Problem statement:
Extract, in full, the lines below, beginning at the first and ending with the line that contains "const BAR = '#cbcbcb';". Pictures do not belong in the copy.

Source data:
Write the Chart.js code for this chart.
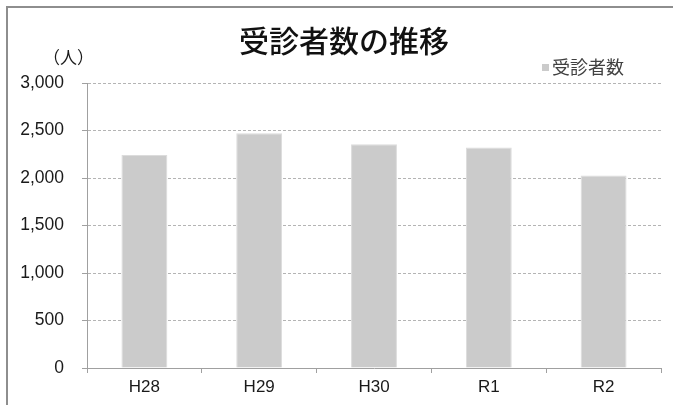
<!DOCTYPE html>
<html lang="ja">
<head>
<meta charset="utf-8">
<title>受診者数の推移</title>
<script src="https://cdn.jsdelivr.net/npm/chart.js@4/dist/chart.umd.min.js"></script>
<style>
  html, body { margin: 0; padding: 0; background: #ffffff; }
  #wrap { position: relative; width: 673px; height: 405px; }
</style>
</head>
<body>
<div id="wrap"><canvas id="chart" width="673" height="405"></canvas></div>
<script>
// 年度ごとの受診者数（人）
const years = ['H28', 'H29', 'H30', 'R1', 'R2'];
const patients = [2241, 2470, 2354, 2322, 2027];
const yTicks = [0, 500, 1000, 1500, 2000, 2500, 3000];

const seriesName = '受診者数';
const chartTitle = '受診者数の推移';
const unitLabel = '（人）';

const JP_FONT = '"Noto Sans CJK JP", "Noto Sans", sans-serif';
const NUM_FONT = '"Liberation Sans", Arial, sans-serif';
const TEXT = '#1a1a1a';
const AXIS = '#a0a0a0';
const GRID = '#b4b4b4';
const BAR = '#cbcbcb';

// frame, title, legend and unit caption drawn directly on the canvas
const decorations = {
  id: 'decorations',
  beforeDraw(chart) {
    const ctx = chart.ctx;
    ctx.save();
    ctx.fillStyle = '#ffffff';
    ctx.fillRect(0, 0, chart.width, chart.height);
    ctx.strokeStyle = '#8e8e8e';
    ctx.lineWidth = 2;
    ctx.beginPath();
    ctx.moveTo(7, chart.height + 2);
    ctx.lineTo(7, 7);
    ctx.lineTo(chart.width + 2, 7);
    ctx.stroke();
    ctx.restore();
  },
  afterDraw(chart) {
    const ctx = chart.ctx;
    ctx.save();
    ctx.fillStyle = '#111111';
    ctx.textBaseline = 'middle';

    ctx.font = '500 30px ' + JP_FONT;
    ctx.textAlign = 'center';
    ctx.fillText(chartTitle, 344, 41);

    ctx.fillStyle = TEXT;
    ctx.font = '17px ' + JP_FONT;
    ctx.textAlign = 'left';
    ctx.fillText(unitLabel, 43, 58);

    const ds = chart.data.datasets[0];
    ctx.fillStyle = ds.backgroundColor;
    ctx.fillRect(542, 64, 7, 7);
    ctx.fillStyle = '#404040';
    ctx.font = '18px ' + JP_FONT;
    ctx.fillText(ds.label, 552, 67.5);
    ctx.restore();
  }
};

new Chart(document.getElementById('chart'), {
  type: 'bar',
  data: {
    labels: years,
    datasets: [{
      label: seriesName,
      data: patients,
      backgroundColor: BAR,
      borderColor: '#dcdcdc',
      borderWidth: 1,
      barPercentage: 0.4,
      categoryPercentage: 1.0
    }]
  },
  options: {
    responsive: false,
    animation: false,
    devicePixelRatio: 1,
    layout: { padding: { top: 83, left: 0, right: 12, bottom: 0 } },
    plugins: {
      legend: { display: false },
      title: { display: false },
      tooltip: { enabled: false }
    },
    scales: {
      x: {
        afterFit(scale) { scale.height = 37; },
        grid: {
          display: true,
          drawOnChartArea: false,
          offset: true,
          tickLength: 5,
          tickColor: AXIS,
          color: AXIS
        },
        border: { display: true, color: AXIS, width: 1 },
        ticks: {
          color: TEXT,
          padding: 4,
          font: { family: NUM_FONT, size: 17 }
        }
      },
      y: {
        min: 0,
        max: 3000,
        afterFit(scale) { scale.width = 87; },
        afterBuildTicks(scale) {
          scale.ticks = yTicks.map(v => ({ value: v }));
        },
        grid: {
          color: ctx => (ctx.tick && ctx.tick.value === 0 ? 'rgba(0,0,0,0)' : GRID),
          tickColor: AXIS,
          tickLength: 5,
          tickBorderDash: [],
          lineWidth: 1
        },
        border: { display: true, color: AXIS, width: 1, dash: [3, 2] },
        ticks: {
          color: TEXT,
          padding: 18,
          font: { family: NUM_FONT, size: 17.5 },
          callback: v => Number(v).toLocaleString('en-US')
        }
      }
    }
  },
  plugins: [decorations]
});
</script>
</body>
</html>
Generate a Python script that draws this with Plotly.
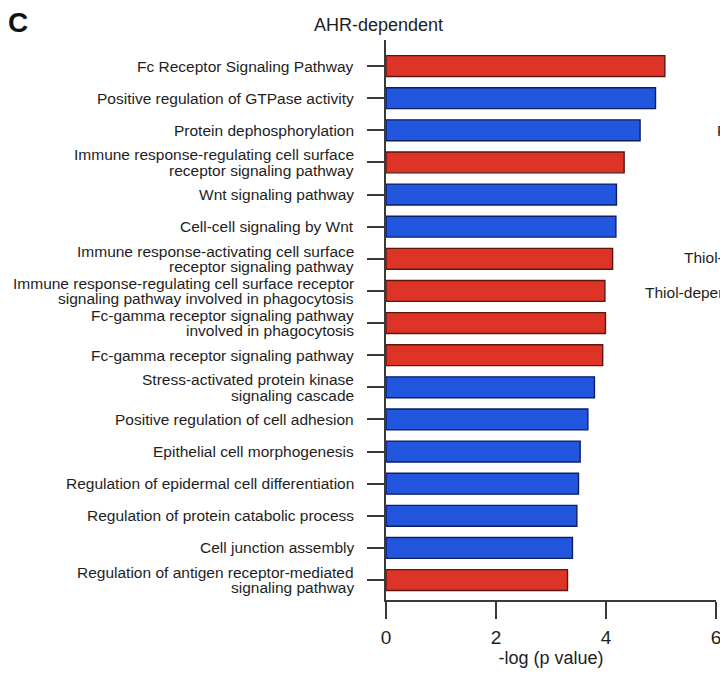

Output of the exercise:
Write the Chart.js code for this chart.
<!DOCTYPE html>
<html lang="ja">
<head>
<meta charset="utf-8">
<title>受診者数の推移</title>
<script src="https://cdn.jsdelivr.net/npm/chart.js@4/dist/chart.umd.min.js"></script>
<style>
  html, body { margin: 0; padding: 0; background: #ffffff; }
  #wrap { position: relative; width: 673px; height: 405px; }
</style>
</head>
<body>
<div id="wrap"><canvas id="chart" width="673" height="405"></canvas></div>
<script>
// 年度ごとの受診者数（人）
const years = ['H28', 'H29', 'H30', 'R1', 'R2'];
const patients = [2241, 2470, 2354, 2322, 2027];
const yTicks = [0, 500, 1000, 1500, 2000, 2500, 3000];

const seriesName = '受診者数';
const chartTitle = '受診者数の推移';
const unitLabel = '（人）';

const JP_FONT = '"Noto Sans CJK JP", "Noto Sans", sans-serif';
const NUM_FONT = '"Liberation Sans", Arial, sans-serif';
const TEXT = '#1a1a1a';
const AXIS = '#a0a0a0';
const GRID = '#b4b4b4';
const BAR = '#cbcbcb';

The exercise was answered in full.